— BEGIN INFORMATION SUPPLIED —

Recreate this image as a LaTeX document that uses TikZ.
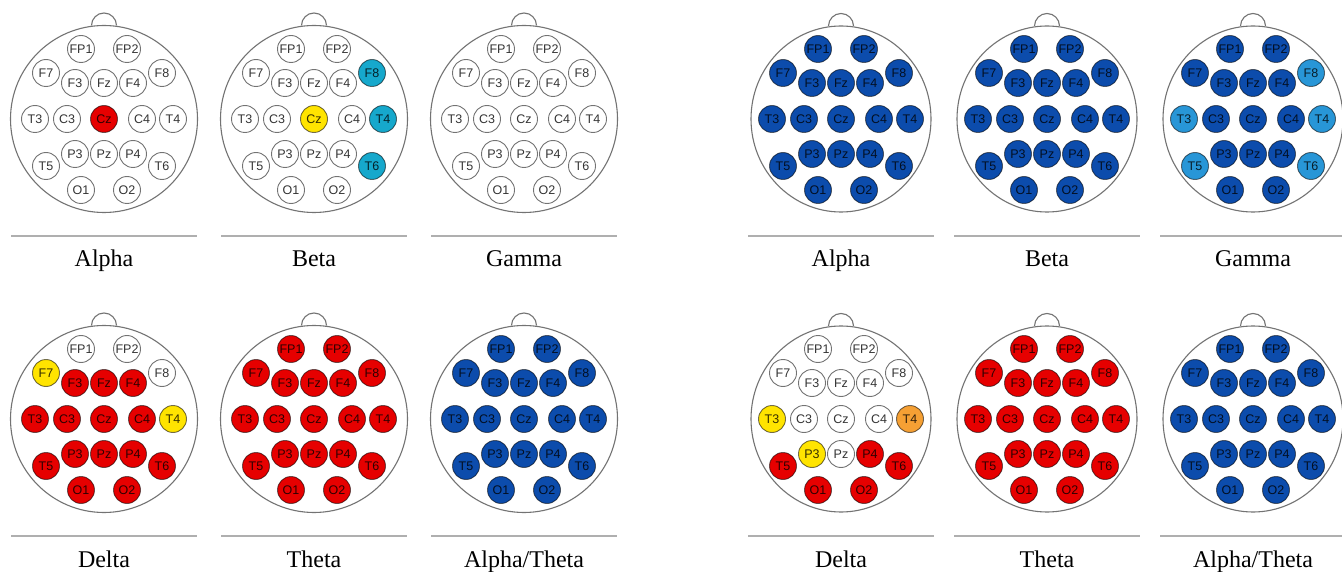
\documentclass[tikz,border=0pt]{standalone}
\usepackage{fontspec}
\setmainfont{Liberation Serif}
\newfontfamily\elecfont{Liberation Sans}
\usepackage{tikz}
\definecolor{eegred}{RGB}{230,0,0}
\definecolor{eegyellow}{RGB}{255,228,0}
\definecolor{eegcyan}{RGB}{22,168,204}
\definecolor{eegblue}{RGB}{12,76,172}
\definecolor{eeglight}{RGB}{40,150,215}
\definecolor{eegorange}{RGB}{245,160,52}
\definecolor{sepgray}{RGB}{175,175,175}

% head outline radii (changed per group)
\def\headrx{93.5}
\def\headry{93.5}

% #1 id, #2/#3 centre, #4 base fill, #5 electrode/colour overrides, #6 band
\newcommand{\headmap}[6]{%
  \begin{scope}[shift={(#2,#3)}]
    \draw[headline] (0,0) ellipse [x radius=\headrx, y radius=\headry];
    \draw[headline] (-12.5,-\headry) arc[start angle=180, end angle=360, radius=12.5];
    \if\relax\detokenize{#5}\relax\else
      \foreach \e/\c in {#5} {\expandafter\xdef\csname hc@#1@\e\endcsname{\c}}%
    \fi
    \foreach \e/\ex/\ey in {FP1/-23/-70, FP2/23/-70, F7/-58/-46, F8/58/-46,
        F3/-29/-36, Fz/0/-36, F4/29/-36,
        T3/-69/0, C3/-37/0, Cz/0/0, C4/38/0, T4/69/0,
        P3/-29/35, Pz/0/35, P4/29/35, T5/-58/47, T6/58/47,
        O1/-23/71, O2/23/71} {
      \ifcsname hc@#1@\e\endcsname
        \edef\ecol{\csname hc@#1@\e\endcsname}%
      \else
        \def\ecol{#4}%
      \fi
      \node[elec, fill=\ecol] (#1-\e) at (\ex,\ey) {\e};
    }
    \coordinate (#1-sl) at (-93,117);
    \coordinate (#1-sr) at (93,117);
    \draw[sepline] (#1-sl) -- (#1-sr);
    \node[band] (#1-band) at (0,148) {#6};
  \end{scope}
}

\begin{document}
\begin{tikzpicture}[
    x=1pt, y=-1pt,
    headline/.style={draw=black!55, line width=1.1pt},
    elec/.style={circle, draw=black, draw opacity=0.55, line width=0.9pt,
      minimum size=27pt, inner sep=0pt, text=black, text opacity=0.8,
      font=\elecfont\fontsize{12.5}{12.5}\selectfont},
    sepline/.style={draw=sepgray, line width=1.4pt},
    band/.style={font=\fontsize{24}{24}\selectfont, inner sep=0pt, anchor=base}
  ]
  \useasboundingbox[fill=white] (0,0) rectangle (1342,572);

  % -------------------------
  % left group
  % -------------------------
  \headmap{la}{104}{119}{white}{Cz/eegred}{Alpha}
  \headmap{lb}{314}{119}{white}{Cz/eegyellow, F8/eegcyan, T4/eegcyan, T6/eegcyan}{Beta}
  \headmap{lg}{524}{119}{white}{}{Gamma}
  \headmap{ld}{104}{419}{eegred}{FP1/white, FP2/white, F8/white, F7/eegyellow, T4/eegyellow}{Delta}
  \headmap{lt}{314}{419}{eegred}{}{Theta}
  \headmap{lat}{524}{419}{eegblue}{}{Alpha/Theta}

  % -------------------------
  % right group
  % -------------------------
  \def\headrx{90}
  \def\headry{93}
  \headmap{ra}{841}{119}{eegblue}{}{Alpha}
  \headmap{rb}{1047}{119}{eegblue}{}{Beta}
  \headmap{rg}{1253}{119}{eegblue}{F8/eeglight, T3/eeglight, T4/eeglight, T5/eeglight, T6/eeglight}{Gamma}
  \headmap{rd}{841}{419}{white}{T3/eegyellow, P3/eegyellow, T4/eegorange, T5/eegred, P4/eegred, T6/eegred, O1/eegred, O2/eegred}{Delta}
  \headmap{rt}{1047}{419}{eegred}{}{Theta}
  \headmap{rat}{1253}{419}{eegblue}{}{Alpha/Theta}

\end{tikzpicture}
\end{document}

— END INFORMATION SUPPLIED —

# [YOUR INSTRUCTIONS]
Take the data above and repeat it exactly, leaving each picture out.

# [SOLUTION TO THIS PROBLEM]
Recreate this image as a LaTeX document that uses TikZ.
\documentclass[tikz,border=0pt]{standalone}
\usepackage{fontspec}
\setmainfont{Liberation Serif}
\newfontfamily\elecfont{Liberation Sans}
\usepackage{tikz}
\definecolor{eegred}{RGB}{230,0,0}
\definecolor{eegyellow}{RGB}{255,228,0}
\definecolor{eegcyan}{RGB}{22,168,204}
\definecolor{eegblue}{RGB}{12,76,172}
\definecolor{eeglight}{RGB}{40,150,215}
\definecolor{eegorange}{RGB}{245,160,52}
\definecolor{sepgray}{RGB}{175,175,175}

% head outline radii (changed per group)
\def\headrx{93.5}
\def\headry{93.5}

% #1 id, #2/#3 centre, #4 base fill, #5 electrode/colour overrides, #6 band
\newcommand{\headmap}[6]{%
  \begin{scope}[shift={(#2,#3)}]
    \draw[headline] (0,0) ellipse [x radius=\headrx, y radius=\headry];
    \draw[headline] (-12.5,-\headry) arc[start angle=180, end angle=360, radius=12.5];
    \if\relax\detokenize{#5}\relax\else
      \foreach \e/\c in {#5} {\expandafter\xdef\csname hc@#1@\e\endcsname{\c}}%
    \fi
    \foreach \e/\ex/\ey in {FP1/-23/-70, FP2/23/-70, F7/-58/-46, F8/58/-46,
        F3/-29/-36, Fz/0/-36, F4/29/-36,
        T3/-69/0, C3/-37/0, Cz/0/0, C4/38/0, T4/69/0,
        P3/-29/35, Pz/0/35, P4/29/35, T5/-58/47, T6/58/47,
        O1/-23/71, O2/23/71} {
      \ifcsname hc@#1@\e\endcsname
        \edef\ecol{\csname hc@#1@\e\endcsname}%
      \else
        \def\ecol{#4}%
      \fi
      \node[elec, fill=\ecol] (#1-\e) at (\ex,\ey) {\e};
    }
    \coordinate (#1-sl) at (-93,117);
    \coordinate (#1-sr) at (93,117);
    \draw[sepline] (#1-sl) -- (#1-sr);
    \node[band] (#1-band) at (0,148) {#6};
  \end{scope}
}

\begin{document}
\begin{tikzpicture}[
    x=1pt, y=-1pt,
    headline/.style={draw=black!55, line width=1.1pt},
    elec/.style={circle, draw=black, draw opacity=0.55, line width=0.9pt,
      minimum size=27pt, inner sep=0pt, text=black, text opacity=0.8,
      font=\elecfont\fontsize{12.5}{12.5}\selectfont},
    sepline/.style={draw=sepgray, line width=1.4pt},
    band/.style={font=\fontsize{24}{24}\selectfont, inner sep=0pt, anchor=base}
  ]
  \useasboundingbox[fill=white] (0,0) rectangle (1342,572);

  % -------------------------
  % left group
  % -------------------------
  \headmap{la}{104}{119}{white}{Cz/eegred}{Alpha}
  \headmap{lb}{314}{119}{white}{Cz/eegyellow, F8/eegcyan, T4/eegcyan, T6/eegcyan}{Beta}
  \headmap{lg}{524}{119}{white}{}{Gamma}
  \headmap{ld}{104}{419}{eegred}{FP1/white, FP2/white, F8/white, F7/eegyellow, T4/eegyellow}{Delta}
  \headmap{lt}{314}{419}{eegred}{}{Theta}
  \headmap{lat}{524}{419}{eegblue}{}{Alpha/Theta}

  % -------------------------
  % right group
  % -------------------------
  \def\headrx{90}
  \def\headry{93}
  \headmap{ra}{841}{119}{eegblue}{}{Alpha}
  \headmap{rb}{1047}{119}{eegblue}{}{Beta}
  \headmap{rg}{1253}{119}{eegblue}{F8/eeglight, T3/eeglight, T4/eeglight, T5/eeglight, T6/eeglight}{Gamma}
  \headmap{rd}{841}{419}{white}{T3/eegyellow, P3/eegyellow, T4/eegorange, T5/eegred, P4/eegred, T6/eegred, O1/eegred, O2/eegred}{Delta}
  \headmap{rt}{1047}{419}{eegred}{}{Theta}
  \headmap{rat}{1253}{419}{eegblue}{}{Alpha/Theta}

\end{tikzpicture}
\end{document}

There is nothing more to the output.